**Exercise aim:** Give back the full listing, character for character, with no pictures.
▽
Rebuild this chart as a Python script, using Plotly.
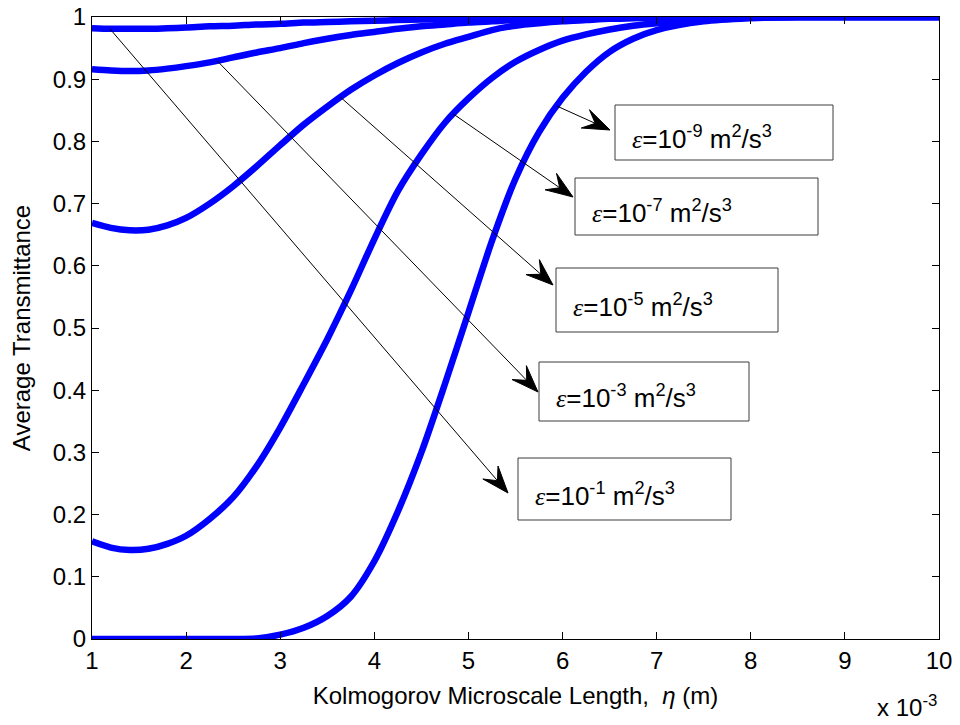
import numpy as np
import plotly.graph_objects as go

# ---------------- data (eta in units of 1e-3 m) ----------------
eta = [1.0, 1.2, 1.4, 1.6, 1.8, 2.0, 2.25, 2.5, 2.75, 3.0, 3.25, 3.5, 3.75, 4.0,
       4.25, 4.5, 4.75, 5.0, 5.25, 5.5, 5.75, 6.0, 6.25, 6.5, 6.75, 7.0, 7.5,
       8.0, 8.5, 9.0, 9.5, 10.0]

trans_eps_1e_1 = [0.982, 0.981, 0.981, 0.981, 0.982, 0.983, 0.985, 0.986, 0.988,
                  0.989, 0.991, 0.992, 0.993, 0.994, 0.995, 0.996, 0.997, 0.998,
                  0.998, 0.999, 0.999, 0.999, 1.0, 1.0, 1.0, 1.0, 1.0, 1.0, 1.0,
                  1.0, 1.0, 1.0]
trans_eps_1e_3 = [0.916, 0.914, 0.913, 0.914, 0.917, 0.921, 0.927, 0.935, 0.943,
                  0.950, 0.958, 0.965, 0.971, 0.976, 0.981, 0.985, 0.988, 0.991,
                  0.993, 0.995, 0.996, 0.997, 0.998, 0.999, 0.999, 1.0, 1.0, 1.0,
                  1.0, 1.0, 1.0, 1.0]
trans_eps_1e_5 = [0.669, 0.661, 0.657, 0.658, 0.665, 0.677, 0.700, 0.728, 0.760,
                  0.794, 0.827, 0.856, 0.883, 0.906, 0.926, 0.943, 0.957, 0.968,
                  0.979, 0.986, 0.990, 0.993, 0.995, 0.997, 0.998, 0.999, 1.0,
                  1.0, 1.0, 1.0, 1.0, 1.0]
trans_eps_1e_7 = [0.157, 0.147, 0.143, 0.145, 0.153, 0.166, 0.193, 0.228, 0.278,
                  0.340, 0.410, 0.482, 0.560, 0.643, 0.720, 0.779, 0.830, 0.869,
                  0.902, 0.928, 0.947, 0.962, 0.972, 0.980, 0.986, 0.990, 0.996,
                  0.999, 1.0, 1.0, 1.0, 1.0]
trans_eps_1e_9 = [0.0, 0.0, 0.0, 0.0, 0.0, 0.0, 0.0, 0.0, 0.001, 0.007, 0.018,
                  0.037, 0.068, 0.125, 0.205, 0.30, 0.41, 0.525, 0.64, 0.74,
                  0.815, 0.87, 0.912, 0.944, 0.965, 0.979, 0.993, 0.998, 1.0,
                  1.0, 1.0, 1.0]

series = [trans_eps_1e_1, trans_eps_1e_3, trans_eps_1e_5, trans_eps_1e_7, trans_eps_1e_9]

label_exponents = ["-9", "-7", "-5", "-3", "-1"]
# which curve each label's arrow starts on, and the eta where it starts
label_curves = [trans_eps_1e_9, trans_eps_1e_7, trans_eps_1e_5, trans_eps_1e_3, trans_eps_1e_1]
label_tail_eta = [5.94, 4.84, 3.64, 2.33, 1.19]

x_ticks = list(range(1, 11))
y_ticks = [round(0.1 * i, 1) for i in range(11)]

# ---------------- layout geometry ----------------
OFF = 8  # page body margin of the browser
W, H = 960 - OFF, 725 - OFF
ML, MR, MT, MB = 92 - OFF, 21, 17 - OFF, 86
PW, PH = W - ML - MR, H - MT - MB
X0, X1, Y0, Y1 = 1.0, 10.0, 0.0, 1.0


# screen-pixel -> data / paper helpers
def px2x(px):
    return X0 + (px - OFF - ML) / PW * (X1 - X0)


def py2y(py):
    return Y0 + (H - MB - (py - OFF)) / PH * (Y1 - Y0)


def x2px(x):
    return OFF + ML + (x - X0) / (X1 - X0) * PW


def y2py(y):
    return OFF + H - MB - (y - Y0) / (Y1 - Y0) * PH


def px2paperx(px):
    return (px - OFF - ML) / PW


def py2papery(py):
    return (H - MB - (py - OFF)) / PH


# arrow tip positions and box rectangles (screen pixels)
tips_px = [(610, 130), (573, 197), (553, 285), (538, 392), (508, 493)]
boxes_px = [(615, 105, 833, 160), (575, 178, 818, 235), (556, 268, 778, 332),
            (539, 362, 749, 421), (518, 458, 731, 520)]

FONT = "Liberation Sans, Arial, sans-serif"
BLUE = "rgb(0,0,255)"

fig = go.Figure()
for s in series:
    fig.add_trace(go.Scatter(x=eta, y=s, mode="lines",
                             line=dict(color=BLUE, width=6.5, shape="spline", smoothing=0.8),
                             showlegend=False, hoverinfo="skip"))

shapes = []
annotations = []
HL, HW = 27, 10  # arrowhead length and half width (px)
for exp_, curve, teta, tip, box in zip(label_exponents, label_curves, label_tail_eta,
                                       tips_px, boxes_px):
    ty = float(np.interp(teta, eta, curve))
    tx_p, ty_p = x2px(teta), y2py(ty)
    hx, hy = tip
    d = np.array([hx - tx_p, hy - ty_p], dtype=float)
    d /= np.linalg.norm(d)
    n = np.array([-d[1], d[0]])
    tipv = np.array([hx, hy], dtype=float)
    w1 = tipv - HL * d + HW * n
    w2 = tipv - HL * d - HW * n
    notch = tipv - 0.6 * HL * d
    shapes.append(dict(type="line", xref="x", yref="y",
                       x0=teta, y0=ty, x1=px2x(notch[0]), y1=py2y(notch[1]),
                       line=dict(color="black", width=1)))
    pts = [tipv, w1, notch, w2]
    path = "M " + " L ".join(f"{px2x(p[0]):.5f},{py2y(p[1]):.5f}" for p in pts) + " Z"
    shapes.append(dict(type="path", xref="x", yref="y", path=path,
                       fillcolor="black", line=dict(color="black", width=1)))
    bx0, by0, bx1, by1 = box
    shapes.append(dict(type="rect", xref="x", yref="y",
                       x0=px2x(bx0), x1=px2x(bx1), y0=py2y(by1), y1=py2y(by0),
                       line=dict(color="rgb(60,60,60)", width=1), fillcolor="rgba(0,0,0,0)"))
    annotations.append(dict(
        x=px2x(bx0 + 15), y=py2y((by0 + by1) / 2 + 5), xref="x", yref="y",
        xanchor="left", yanchor="middle", showarrow=False,
        text=(f"<i><span style='font-family:Liberation Serif'>ε</span></i>=10<sup>{exp_}</sup>"
              f" m<sup>2</sup>/s<sup>3</sup>"),
        font=dict(family=FONT, size=26, color="black")))

annotations.append(dict(x=px2paperx(875), y=py2papery(706), xref="paper", yref="paper",
                        xanchor="left", yanchor="middle", showarrow=False,
                        text="x 10<sup>-3</sup>",
                        font=dict(family=FONT, size=24, color="black")))

axis_common = dict(showline=True, linecolor="black", linewidth=1, mirror="ticks",
                   ticks="inside", ticklen=7, tickcolor="black", showgrid=False,
                   zeroline=False, automargin=False, ticklabeloverflow="allow",
                   tickfont=dict(family=FONT, size=24, color="black"))

fig.update_layout(
    width=W, height=H,
    margin=dict(l=ML, r=MR, t=MT, b=MB, pad=0, autoexpand=False),
    paper_bgcolor="white", plot_bgcolor="white",
    xaxis=dict(range=[X0, X1], tickvals=x_ticks, ticktext=[str(v) for v in x_ticks],
               title=dict(text="Kolmogorov Microscale Length,  <i>η</i> (m)", standoff=14,
                          font=dict(family=FONT, size=24, color="black")),
               **axis_common),
    yaxis=dict(range=[Y0, Y1], tickvals=y_ticks, ticktext=[f"{v:g}" for v in y_ticks],
               title=dict(text="Average Transmittance", standoff=16,
                          font=dict(family=FONT, size=24, color="black")),
               **axis_common),
    shapes=shapes, annotations=annotations,
)

fig.write_html("out.html")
△
**Result of the task:**
Rebuild this chart as a Python script, using Plotly.
import numpy as np
import plotly.graph_objects as go

# ---------------- data (eta in units of 1e-3 m) ----------------
eta = [1.0, 1.2, 1.4, 1.6, 1.8, 2.0, 2.25, 2.5, 2.75, 3.0, 3.25, 3.5, 3.75, 4.0,
       4.25, 4.5, 4.75, 5.0, 5.25, 5.5, 5.75, 6.0, 6.25, 6.5, 6.75, 7.0, 7.5,
       8.0, 8.5, 9.0, 9.5, 10.0]

trans_eps_1e_1 = [0.982, 0.981, 0.981, 0.981, 0.982, 0.983, 0.985, 0.986, 0.988,
                  0.989, 0.991, 0.992, 0.993, 0.994, 0.995, 0.996, 0.997, 0.998,
                  0.998, 0.999, 0.999, 0.999, 1.0, 1.0, 1.0, 1.0, 1.0, 1.0, 1.0,
                  1.0, 1.0, 1.0]
trans_eps_1e_3 = [0.916, 0.914, 0.913, 0.914, 0.917, 0.921, 0.927, 0.935, 0.943,
                  0.950, 0.958, 0.965, 0.971, 0.976, 0.981, 0.985, 0.988, 0.991,
                  0.993, 0.995, 0.996, 0.997, 0.998, 0.999, 0.999, 1.0, 1.0, 1.0,
                  1.0, 1.0, 1.0, 1.0]
trans_eps_1e_5 = [0.669, 0.661, 0.657, 0.658, 0.665, 0.677, 0.700, 0.728, 0.760,
                  0.794, 0.827, 0.856, 0.883, 0.906, 0.926, 0.943, 0.957, 0.968,
                  0.979, 0.986, 0.990, 0.993, 0.995, 0.997, 0.998, 0.999, 1.0,
                  1.0, 1.0, 1.0, 1.0, 1.0]
trans_eps_1e_7 = [0.157, 0.147, 0.143, 0.145, 0.153, 0.166, 0.193, 0.228, 0.278,
                  0.340, 0.410, 0.482, 0.560, 0.643, 0.720, 0.779, 0.830, 0.869,
                  0.902, 0.928, 0.947, 0.962, 0.972, 0.980, 0.986, 0.990, 0.996,
                  0.999, 1.0, 1.0, 1.0, 1.0]
trans_eps_1e_9 = [0.0, 0.0, 0.0, 0.0, 0.0, 0.0, 0.0, 0.0, 0.001, 0.007, 0.018,
                  0.037, 0.068, 0.125, 0.205, 0.30, 0.41, 0.525, 0.64, 0.74,
                  0.815, 0.87, 0.912, 0.944, 0.965, 0.979, 0.993, 0.998, 1.0,
                  1.0, 1.0, 1.0]

series = [trans_eps_1e_1, trans_eps_1e_3, trans_eps_1e_5, trans_eps_1e_7, trans_eps_1e_9]

label_exponents = ["-9", "-7", "-5", "-3", "-1"]
# which curve each label's arrow starts on, and the eta where it starts
label_curves = [trans_eps_1e_9, trans_eps_1e_7, trans_eps_1e_5, trans_eps_1e_3, trans_eps_1e_1]
label_tail_eta = [5.94, 4.84, 3.64, 2.33, 1.19]

x_ticks = list(range(1, 11))
y_ticks = [round(0.1 * i, 1) for i in range(11)]

# ---------------- layout geometry ----------------
OFF = 8  # page body margin of the browser
W, H = 960 - OFF, 725 - OFF
ML, MR, MT, MB = 92 - OFF, 21, 17 - OFF, 86
PW, PH = W - ML - MR, H - MT - MB
X0, X1, Y0, Y1 = 1.0, 10.0, 0.0, 1.0


# screen-pixel -> data / paper helpers
def px2x(px):
    return X0 + (px - OFF - ML) / PW * (X1 - X0)


def py2y(py):
    return Y0 + (H - MB - (py - OFF)) / PH * (Y1 - Y0)


def x2px(x):
    return OFF + ML + (x - X0) / (X1 - X0) * PW


def y2py(y):
    return OFF + H - MB - (y - Y0) / (Y1 - Y0) * PH


def px2paperx(px):
    return (px - OFF - ML) / PW


def py2papery(py):
    return (H - MB - (py - OFF)) / PH


# arrow tip positions and box rectangles (screen pixels)
tips_px = [(610, 130), (573, 197), (553, 285), (538, 392), (508, 493)]
boxes_px = [(615, 105, 833, 160), (575, 178, 818, 235), (556, 268, 778, 332),
            (539, 362, 749, 421), (518, 458, 731, 520)]

FONT = "Liberation Sans, Arial, sans-serif"
BLUE = "rgb(0,0,255)"

fig = go.Figure()
for s in series:
    fig.add_trace(go.Scatter(x=eta, y=s, mode="lines",
                             line=dict(color=BLUE, width=6.5, shape="spline", smoothing=0.8),
                             showlegend=False, hoverinfo="skip"))

shapes = []
annotations = []
HL, HW = 27, 10  # arrowhead length and half width (px)
for exp_, curve, teta, tip, box in zip(label_exponents, label_curves, label_tail_eta,
                                       tips_px, boxes_px):
    ty = float(np.interp(teta, eta, curve))
    tx_p, ty_p = x2px(teta), y2py(ty)
    hx, hy = tip
    d = np.array([hx - tx_p, hy - ty_p], dtype=float)
    d /= np.linalg.norm(d)
    n = np.array([-d[1], d[0]])
    tipv = np.array([hx, hy], dtype=float)
    w1 = tipv - HL * d + HW * n
    w2 = tipv - HL * d - HW * n
    notch = tipv - 0.6 * HL * d
    shapes.append(dict(type="line", xref="x", yref="y",
                       x0=teta, y0=ty, x1=px2x(notch[0]), y1=py2y(notch[1]),
                       line=dict(color="black", width=1)))
    pts = [tipv, w1, notch, w2]
    path = "M " + " L ".join(f"{px2x(p[0]):.5f},{py2y(p[1]):.5f}" for p in pts) + " Z"
    shapes.append(dict(type="path", xref="x", yref="y", path=path,
                       fillcolor="black", line=dict(color="black", width=1)))
    bx0, by0, bx1, by1 = box
    shapes.append(dict(type="rect", xref="x", yref="y",
                       x0=px2x(bx0), x1=px2x(bx1), y0=py2y(by1), y1=py2y(by0),
                       line=dict(color="rgb(60,60,60)", width=1), fillcolor="rgba(0,0,0,0)"))
    annotations.append(dict(
        x=px2x(bx0 + 15), y=py2y((by0 + by1) / 2 + 5), xref="x", yref="y",
        xanchor="left", yanchor="middle", showarrow=False,
        text=(f"<i><span style='font-family:Liberation Serif'>ε</span></i>=10<sup>{exp_}</sup>"
              f" m<sup>2</sup>/s<sup>3</sup>"),
        font=dict(family=FONT, size=26, color="black")))

annotations.append(dict(x=px2paperx(875), y=py2papery(706), xref="paper", yref="paper",
                        xanchor="left", yanchor="middle", showarrow=False,
                        text="x 10<sup>-3</sup>",
                        font=dict(family=FONT, size=24, color="black")))

axis_common = dict(showline=True, linecolor="black", linewidth=1, mirror="ticks",
                   ticks="inside", ticklen=7, tickcolor="black", showgrid=False,
                   zeroline=False, automargin=False, ticklabeloverflow="allow",
                   tickfont=dict(family=FONT, size=24, color="black"))

fig.update_layout(
    width=W, height=H,
    margin=dict(l=ML, r=MR, t=MT, b=MB, pad=0, autoexpand=False),
    paper_bgcolor="white", plot_bgcolor="white",
    xaxis=dict(range=[X0, X1], tickvals=x_ticks, ticktext=[str(v) for v in x_ticks],
               title=dict(text="Kolmogorov Microscale Length,  <i>η</i> (m)", standoff=14,
                          font=dict(family=FONT, size=24, color="black")),
               **axis_common),
    yaxis=dict(range=[Y0, Y1], tickvals=y_ticks, ticktext=[f"{v:g}" for v in y_ticks],
               title=dict(text="Average Transmittance", standoff=16,
                          font=dict(family=FONT, size=24, color="black")),
               **axis_common),
    shapes=shapes, annotations=annotations,
)

fig.write_html("out.html")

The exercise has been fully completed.